CBZ Holdings will focus on small and medium enterprises (SMEs) in 2013 aiming to grow its funding for the sector from the current 5 to 15% by year end, group CE John Mangudya said.
Report by Clive Mphambela
Presenting the group’s full-year results to December 31 2012 this week, Mangudya said SMEs were going to be a major focus area for the bank.
“CBZ will move to grow on the microfinance and SMEs not only because it is good to do, but there is less concentration risk in the SME sector,” Mangudya said. He said the bank would increase its support for SMEs as they have a greater impact on the economy through potential to create more jobs.
CBZ Holdings’ net profit for the year doubled to US$45 million as the diversified financial services group continued to consolidate its market dominance as Zimbabwe’s largest bank by assets, deposits, capitalisation and profitability.
The group’s total income for the period under review surged 17% from US$123,1 million to US$144,1 million spurred mainly by 14% growth in the banking division income. CBZ bank raked in US$136,7 million in 2012, up from US$120,2 million earned in 2011.
The bank led the group’s overall performance, contributing US$42,3 million of the total US$45 million in profit after tax. The insurance divisions, CBZ Life and CBZ Insurance, contributed US$1,5 million and US$200 000 respectively to the bottom line while the asset management unit, Datvest, remained the fly in the ointment, chalking up a loss of US$150 000.
The bank continued to defy economic odds, adding US$203 million in deposits to take its deposit base to US$1,0324 billion , a 24,4% jump from the US$829,9 million deposits which sat on its balance sheet at the end of 2011.
The bank’s total assets surged 14,5% in tandem with US$1,249 billion from US$1,091 billion at the end of 2011.

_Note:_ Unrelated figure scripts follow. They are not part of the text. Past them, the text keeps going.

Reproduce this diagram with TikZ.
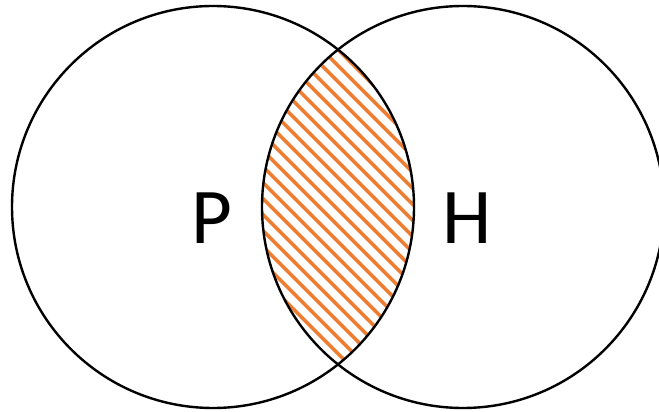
\documentclass[tikz,border=0pt]{standalone}
\usepackage{fontspec}
\setmainfont{Carlito}
\definecolor{hatchorange}{HTML}{ED7D31}
\begin{document}
\begin{tikzpicture}[x=1pt,y=-1pt,
  outline/.style={draw=black,line width=2.4pt},
  hatchline/.style={draw=hatchorange,line width=3.6pt},
  letter/.style={anchor=base,inner sep=0pt,font=\fontsize{79}{79}\selectfont}]
\useasboundingbox (0,0) rectangle (659,412);
\coordinate (cl) at (213,207);
\coordinate (cr) at (463,207);
\begin{scope}
  \clip (cl) circle (201);
  \clip (cr) circle (201);
  \foreach \k in {-9,...,30}{
    \draw[hatchline] ({0.3+16*\k},0) -- ({0.3+16*\k+420},420);
  }
\end{scope}
\draw[outline] (cl) circle (201);
\draw[outline] (cr) circle (201);
\node[letter] (p) at (212,243) {P};
\node[letter] (h) at (467,243) {H};
\end{tikzpicture}
\end{document}
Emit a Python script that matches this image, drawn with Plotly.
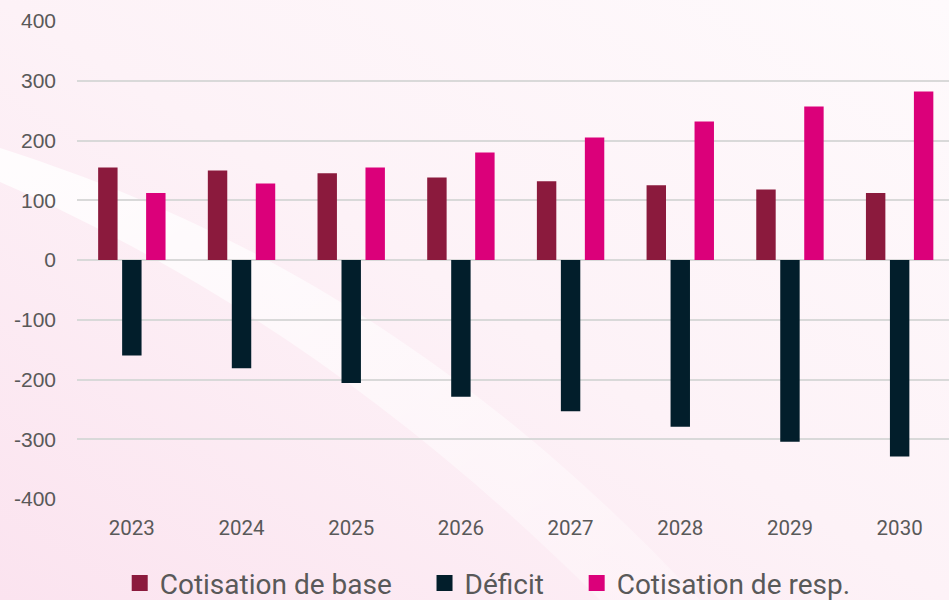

Mangudya said a key strategic development during the year was the successful share buyback scheme under which the bank successfully bought back 10% of its own equity as approved by the shareholders at the last annual general meeting.
Explaining the profitability trends, finance director Never Nyemudzo said the group was benefitting from the increase in offshore lines of credit, which now constitute 27% of deposits up from 20% share in 2011. He said the longer profile of the funding would enable the bank to extend better credit tenures to its customers.
Non-interest income, he said, an important component of income, contributed 32% while net interest income was 68% of revenues in the review year.
“This year it is going to be a game of volumes rather than increases in charges. We have already entered into a memorandum of understanding with the RBZ, and we intend to be very compliant with it,” Nyemudzo said. CBZ Bank’s loans and advances were 70% of assets down from 76% last year, reflecting the bank’s drive to add liquidity to its balance sheet, while the bank’s other key indicators were sound.